Christopher

Won’s new Ottobock prosthetic has a microprocessor knee that is controlled by an app and has 12 preset settings for different activities. While at Barber Prosthetics, prosthetist Leah Campbell helped Won through different scenarios, including going up and down stairs and walking on inclines. Photo by Jason Payne /PNG

Excerpt from The Vancouver Sun:

Using forearm crutches called outriggers, Won manoeuvred himself up a slope, took a breath, and pushed off, sliding down smoothly and executing a turn at the end.

“Way to go!” cheered Won’s wife, Marie Hui.

In the before era — before an emergency above-the-knee amputation last February changed their lives, before a gruelling year filled with doctors’ appointments, rehab, physiotherapy and counselling sessions, and the relearning of simple daily activities — Won and Hui were regulars on the local Vancouver mountains, carving powder on exhilarating runs on their snowboards.

As a snowboarder, Won hadn’t skied in more than three decades, but the Sunday evening adaptive ski lesson in January was available and the Vancouver couple wanted to return to the mountains as soon as possible — part of a new year’s goal to try to pursue as many of their previous passions as they can.
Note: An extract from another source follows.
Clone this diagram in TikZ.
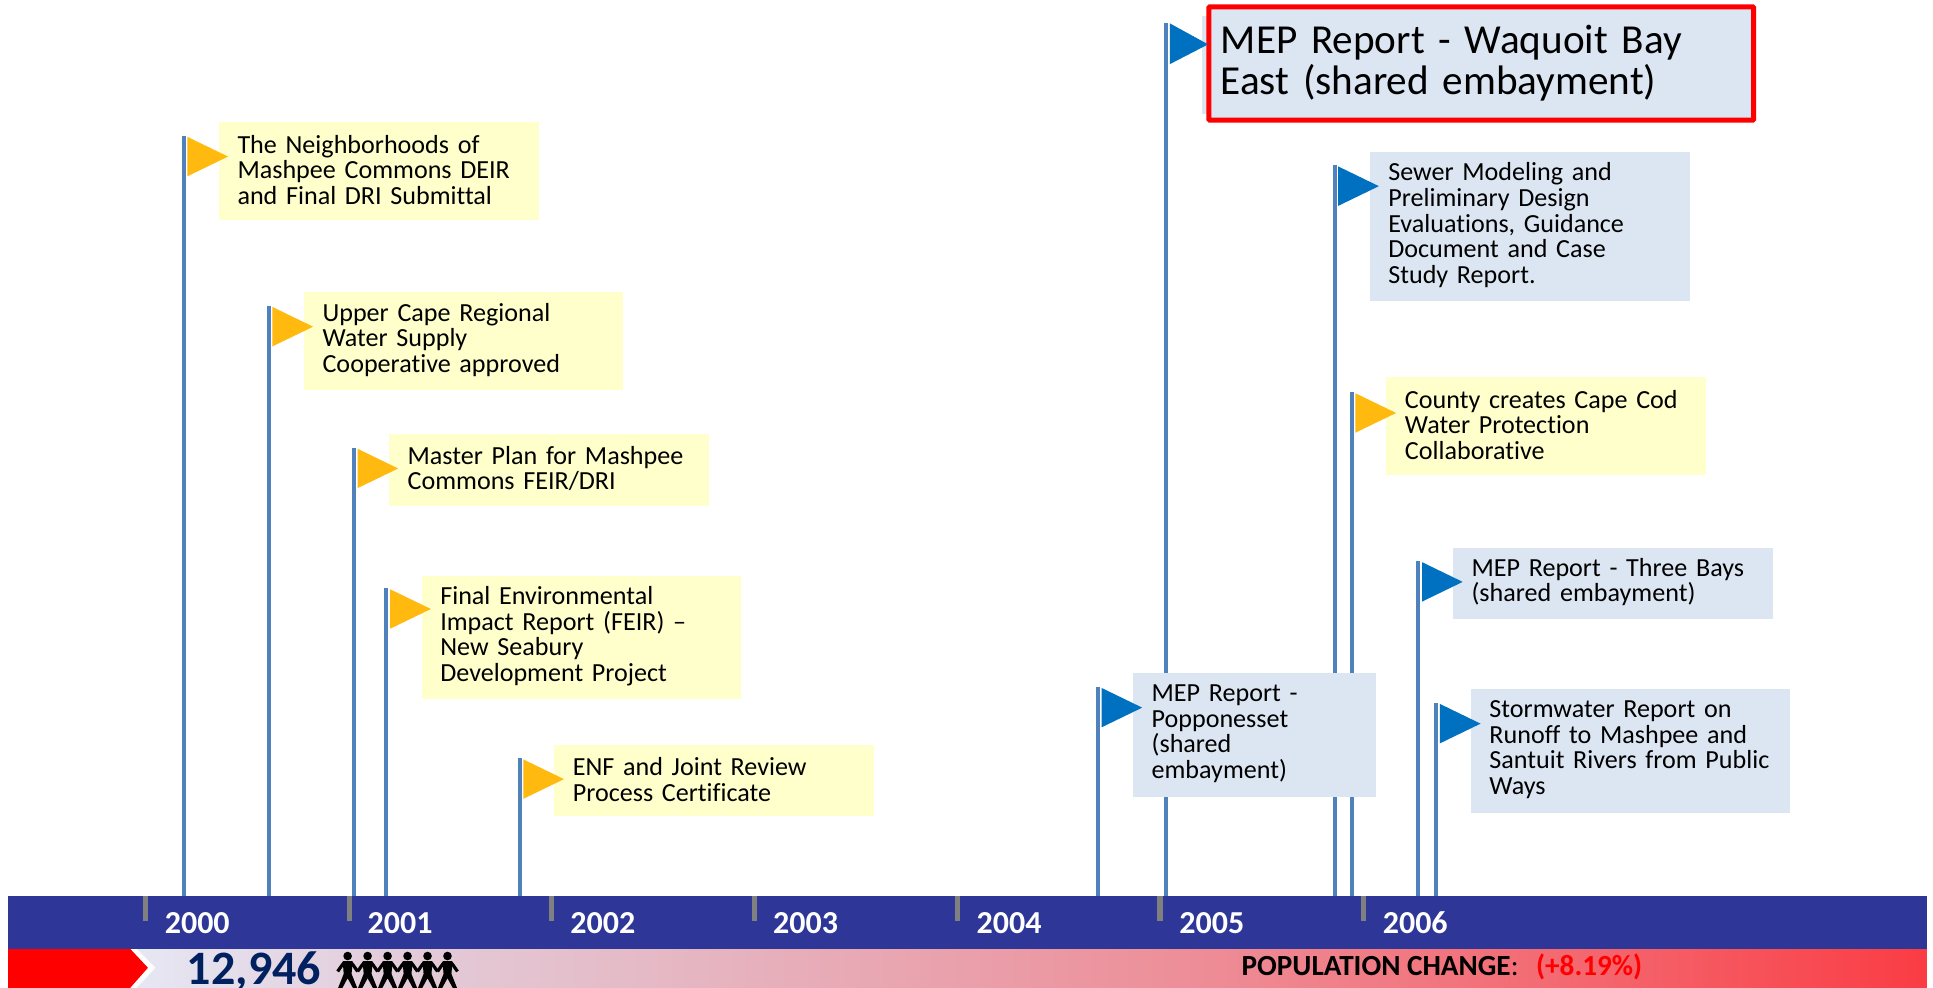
\documentclass[tikz,border=0pt]{standalone}
\usepackage{fontspec}
\setmainfont[Ligatures=CommonOff]{Carlito}
\definecolor{polecol}{HTML}{4F81BD}
\definecolor{flagblue}{HTML}{0070C0}
\definecolor{flagyel}{HTML}{FFB90F}
\definecolor{boxyel}{HTML}{FFFFCC}
\definecolor{boxblue}{HTML}{DCE6F2}
\definecolor{barcol}{HTML}{2E3697}
\definecolor{popnavy}{HTML}{002060}
\definecolor{gra}{HTML}{E6E9F5}
\definecolor{grb}{HTML}{E4CEDC}
\definecolor{grc}{HTML}{E4BCC8}
\definecolor{grd}{HTML}{EE8A94}
\definecolor{gre}{HTML}{F4656D}
\definecolor{grf}{HTML}{FA3C44}
\newcommand{\fs}[2]{\fontsize{#1}{#2}\selectfont}
\tikzset{
  x=1.2328pt,y=-1.2328pt,
  pole/.style={draw=polecol,line width=4pt},
  tick/.style={draw=gray,line width=5.5pt},
  notebox/.style={anchor=north west,align=left,inner xsep=18.5pt,inner ysep=0pt,text=black,font=\fs{26.1}{25.6}},
  yearlabel/.style={anchor=center,text=white,font=\bfseries\fs{32}{34},inner sep=0pt},
}
% name, pole x, pole top, flag colour, box left, top, right, bottom, box colour, text in \notetext
\newcommand{\flagnote}[9]{%
  \coordinate (#1b) at (#2,727);
  \coordinate (#1t) at (#2,#3);
  \draw[pole] (#1b) -- (#1t);
  \node[notebox,fill=#9,minimum width=(#7-#5)*1.2328pt,minimum height=(#8-#6)*1.2328pt,text width=(#7-#5)*1.2328pt-37pt] (#1) at (#5,#6) {\hyphenpenalty=10000 \notetext\par\vspace{2.5pt}};
  \fill[#4] (#2+3,#3+1) -- (#2+36,#3+17) -- (#2+3,#3+33) -- cycle;
}
\begin{document}
\begin{tikzpicture}
\useasboundingbox (0,0) rectangle (1568,801.4);
\begin{scope}
\clip (0,0) rectangle (1568,801.4);
% population strip
\shade[left color=gra,right color=grb] (100,769) rectangle (300,802);
\shade[left color=grb,right color=grc] (299.5,769) rectangle (500,802);
\shade[left color=grc,right color=grd] (499.5,769) rectangle (1000,802);
\shade[left color=grd,right color=gre] (999.5,769) rectangle (1300,802);
\shade[left color=gre,right color=grf] (1299.5,769) rectangle (1563,802);
\fill[white] (100,769) -- (110,769) -- (126,785) -- (110,802) -- (100,802) -- cycle;
\fill[red] (6.5,769) -- (105,769) -- (120,785) -- (105,802) -- (6.5,802) -- cycle;
\node[anchor=west,inner sep=0pt,text=popnavy,font=\bfseries\fs{48}{50}] (count) at (151.5,788) {12,946};
% people
\foreach \i in {0,...,5}{
  \pgfmathsetmacro{\cx}{282+16.2*\i}
  \fill[black] (\cx,775.5) circle (3.5);
  \draw[black,line width=3.2pt,line join=miter] (\cx-8.1,788) -- (\cx-4.6,783) -- (\cx-3,781) -- (\cx+3,781) -- (\cx+4.6,783) -- (\cx+8.1,788);
  \fill[black] (\cx-4,780) -- (\cx+4,780) -- (\cx+3.2,790) -- (\cx+8,802) -- (\cx+4.6,802) -- (\cx,793.5) -- (\cx-4.6,802) -- (\cx-8,802) -- (\cx-3.2,790) -- cycle;
}
\node[anchor=west,inner sep=0pt,font=\bfseries\fs{29.2}{31}] (popchange) at (1007,784.5) {POPULATION CHANGE\textmd{:}\hspace{0.6em}\textcolor{red}{(+8.19\%)}};
\end{scope}
% axis bar
\node[fill=barcol,inner sep=0pt,anchor=north west,minimum width=1556.5*1.2328pt,minimum height=42.5*1.2328pt] (bar) at (6.5,727) {};
\foreach \n/\x/\lx/\yr in {a/118/160/2000,b/283.5/324.5/2001,c/447.5/489/2002,d/612/653.5/2003,e/776.5/818.5/2004,f/941/983/2005,g/1106/1148/2006}{
  \coordinate (tick\n a) at (\x,727);
  \coordinate (tick\n b) at (\x,747);
  \draw[tick] (tick\n a) -- (tick\n b);
  \node[yearlabel] (yr\n) at (\lx,748.5) {\yr};
}
% highlighted note
\coordinate (n7b) at (946,727);
\coordinate (n7t) at (946,19);
\draw[pole] (n7b) -- (n7t);
\node[fill=boxblue,inner sep=0pt,anchor=north west,minimum width=440*1.2328pt,minimum height=79*1.2328pt] (n7back) at (975,13) {};
\node[draw=red,line width=5pt,rounded corners=1pt,fill=boxblue,anchor=north west,align=left,inner xsep=12pt,inner ysep=0pt,minimum width=442*1.2328pt,minimum height=92*1.2328pt,text width=442*1.2328pt-24pt,font=\fs{41.2}{41}] (n7) at (978.5,3.5) {MEP Report - Waquoit Bay\\East (shared embayment)\par\vspace{8pt}};
\fill[flagblue] (949,19) -- (980,36) -- (949,52) -- cycle;
% notes
\def\notetext{The Neighborhoods of\\Mashpee Commons DEIR\\and Final DRI Submittal}
\flagnote{n1}{149}{110}{flagyel}{177.5}{99}{437}{178}{boxyel}
\def\notetext{Upper Cape Regional\\Water Supply\\Cooperative approved}
\flagnote{n2}{218}{248}{flagyel}{246.5}{237}{505}{316}{boxyel}
\def\notetext{Master Plan for Mashpee\\Commons FEIR/DRI}
\flagnote{n3}{287}{363}{flagyel}{315.5}{352}{575}{410}{boxyel}
\def\notetext{Final Environmental\\Impact Report (FEIR) --\\New Seabury\\Development Project}
\flagnote{n4}{313.5}{477}{flagyel}{342}{467}{601}{567}{boxyel}
\def\notetext{ENF and Joint Review\\Process Certificate}
\flagnote{n5}{421.5}{615}{flagyel}{449.5}{604}{709}{662}{boxyel}
\def\notetext{Sewer Modeling and\\Preliminary Design\\Evaluations, Guidance\\Document and Case\\Study Report.}
\flagnote{n8}{1082.5}{134}{flagblue}{1111}{123}{1370.5}{244}{boxblue}
\def\notetext{County creates Cape Cod\\Water Protection\\Collaborative}
\flagnote{n9}{1096.5}{318}{flagyel}{1124.5}{306}{1384}{385}{boxyel}
\def\notetext{MEP Report - Three Bays\\(shared embayment)}
\flagnote{n10}{1150.5}{455}{flagblue}{1178.5}{444}{1438}{502}{boxblue}
\def\notetext{Stormwater Report on\\Runoff to Mashpee and\\Santuit Rivers from Public\\Ways}
\flagnote{n11}{1165}{570}{flagblue}{1193}{559}{1452}{659}{boxblue}
\def\notetext{MEP Report -\\Popponesset\\(shared\\embayment)}
\flagnote{n6}{890.5}{557}{flagblue}{919}{546}{1116}{646}{boxblue}
\end{tikzpicture}
\end{document}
“Let’s just try,” Hui had said.

It’s an ethos they now live by after Won picked up an aggressive bacteria that ravaged the tissues, muscles and fat of his lower right leg during a family vacation in Asia.

To this day, Won doesn’t know how he contracted necrotizing fasciitis, also known as flesh-eating disease. He had no cuts, no scrapes, no particularly memorable insect bite.

“I have no idea. We don’t know. We never will,” said Won, 54, the assistant fire chief in charge of training at Vancouver Fire and Rescue Services. “The reality is: It has happened and there’s nothing to be gained from knowing how.

“The whys and the hows would drive you crazy if you keep thinking about it.”